Entropy generation and natural convection in rectangular cavities

This work presents a numerical analysis of entropy generation in rectangular cavities that were submitted to the natural convection process. This natural convection process was caused by temperature differences between the vertical walls of the cavities. Momentum and energy equations were used to solve this problem. These equations were coupled by the Boussinesq approximation. Initially the cavities were submitted to uniform temperature and velocity fields. The hypothesis of perfect insulation was considered for the top and bottom walls of the cavity. Impermeability and non-slip condition in the boundary were assumed for every wall of the cavity. The numerical analysis is performed through a two-dimensional model with the Finite Volume method. The results of the entropy generation obtained to a square cavity were used to validate the numerical model and it presented good concordance with results from other authors. Additionally, an analysis of the entropy generation in rectangular cavities was performed with five aspect ratios, five Rayleigh numbers and four irreversibility coefficients.

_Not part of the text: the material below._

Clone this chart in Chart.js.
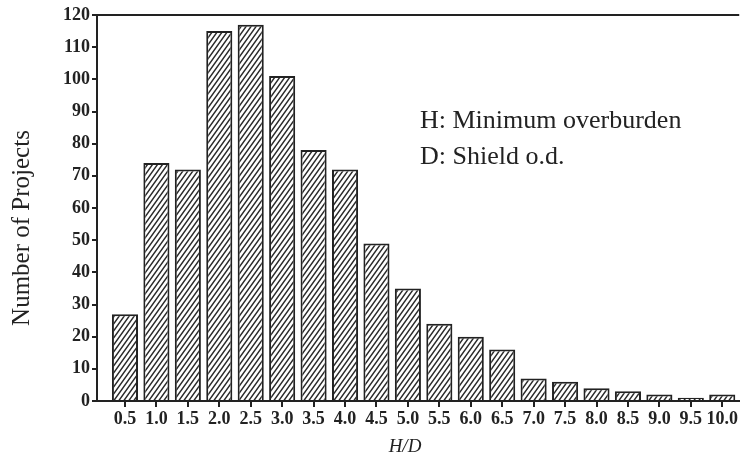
<!DOCTYPE html>
<html>
<head>
<meta charset="utf-8">
<script src="https://cdn.jsdelivr.net/npm/chart.js@4/dist/chart.umd.min.js"></script>
<style>
html, body { margin: 0; padding: 0; background: #fff; }
</style>
</head>
<body>
<canvas id="myChart" width="740" height="461"></canvas>
<script>
// H/D classes and number of projects
const hdValues = [0.5, 1.0, 1.5, 2.0, 2.5, 3.0, 3.5, 4.0, 4.5, 5.0,
                  5.5, 6.0, 6.5, 7.0, 7.5, 8.0, 8.5, 9.0, 9.5, 10.0];
const projectCounts = [27, 74, 72, 115, 117, 101, 78, 72, 49, 35,
                       24, 20, 16, 7, 6, 4, 3, 2, 1, 2];
const notes = ['H: Minimum overburden', 'D: Shield o.d.'];

const ink = '#222';
const serif = '"Liberation Serif", "DejaVu Serif", serif';

// steep hatch pattern for the bars
const makeHatch = () => {
    const w = 5, h = 7;
    const c = document.createElement('canvas');
    c.width = w;
    c.height = h;
    const g = c.getContext('2d');
    g.fillStyle = '#fff';
    g.fillRect(0, 0, w, h);
    g.strokeStyle = '#2a2a2a';
    g.lineWidth = 1.5;
    g.beginPath();
    [-w, 0, w].forEach(dx => {
        g.moveTo(dx - w, 2 * h);
        g.lineTo(dx + 2 * w, -h);
    });
    g.stroke();
    return g.createPattern(c, 'repeat');
};

const extras = {
    id: 'extras',
    afterDraw(chart) {
        const ctx = chart.ctx;
        const a = chart.chartArea;
        ctx.save();
        // top frame line
        ctx.strokeStyle = ink;
        ctx.lineWidth = 2;
        ctx.beginPath();
        ctx.moveTo(a.left - 1, a.top);
        ctx.lineTo(a.right, a.top);
        ctx.stroke();
        // notes
        ctx.fillStyle = ink;
        ctx.textAlign = 'left';
        ctx.textBaseline = 'alphabetic';
        ctx.font = '26px ' + serif;
        ctx.fillText(notes[0], 420, 128);
        ctx.fillText(notes[1], 420, 164);
        // x title
        ctx.font = 'italic 19px ' + serif;
        ctx.textAlign = 'center';
        ctx.fillText('H/D', 405, 452);
        // y title
        ctx.translate(22, 228);
        ctx.rotate(-Math.PI / 2);
        ctx.textBaseline = 'middle';
        ctx.font = '25px ' + serif;
        ctx.fillText('Number of Projects', 0, 0);
        ctx.restore();
    }
};

const data = {
    datasets: [{
        label: 'Projects',
        data: hdValues.map((v, i) => ({ x: v, y: projectCounts[i] })),
        backgroundColor: makeHatch(),
        borderColor: ink,
        borderWidth: 2,
        borderSkipped: 'bottom',
        barPercentage: 0.83,
        categoryPercentage: 1
    }]
};

const config = {
    type: 'bar',
    data: data,
    options: {
        responsive: false,
        animation: false,
        devicePixelRatio: 1,
        layout: {
            padding: { top: 15, right: 0, bottom: 0, left: 0 }
        },
        plugins: {
            legend: { display: false },
            tooltip: { enabled: false }
        },
        scales: {
            x: {
                type: 'linear',
                offset: false,
                min: 0.055,
                max: 10.27,
                afterBuildTicks: (s) => { s.ticks = hdValues.map(v => ({ value: v })); },
                afterFit: (s) => { s.height = 60; },
                ticks: {
                    autoSkip: false,
                    maxRotation: 0,
                    padding: 2,
                    color: ink,
                    font: { family: serif, size: 18, weight: 'bold' },
                    callback: (v) => Number(v).toFixed(1)
                },
                grid: {
                    offset: false,
                    drawOnChartArea: false,
                    drawTicks: true,
                    tickLength: 6,
                    color: ink,
                    lineWidth: 2
                },
                border: { color: ink, width: 2 }
            },
            y: {
                min: 0,
                max: 120,
                afterFit: (s) => { s.width = 97; },
                ticks: {
                    stepSize: 10,
                    padding: 2,
                    color: ink,
                    font: { family: serif, size: 18, weight: 'bold' }
                },
                grid: {
                    drawOnChartArea: false,
                    drawTicks: true,
                    tickLength: 5,
                    color: ink,
                    lineWidth: 2
                },
                border: { color: ink, width: 2 }
            }
        }
    },
    plugins: [extras]
};

const myChart = new Chart(
    document.getElementById('myChart'),
    config
);
</script>
</body>
</html>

The results of this work indicate that: (a) the total entropy generation in steady state increases linearly in both cases, the aspect ratio and the irreversibility coefficient, and exponentially with the Rayleigh number; (b) the influence of the aspect ratio on Bejan number is proportional to Rayleigh number and inversely proportional to the irreversibility coefficient; (c) for the same aspect ratio, the entropy generation due to the viscous effects increases with the Rayleigh number and, for a certain Rayleigh number, the entropy generation due to the viscous effects also increases with the aspect ratio.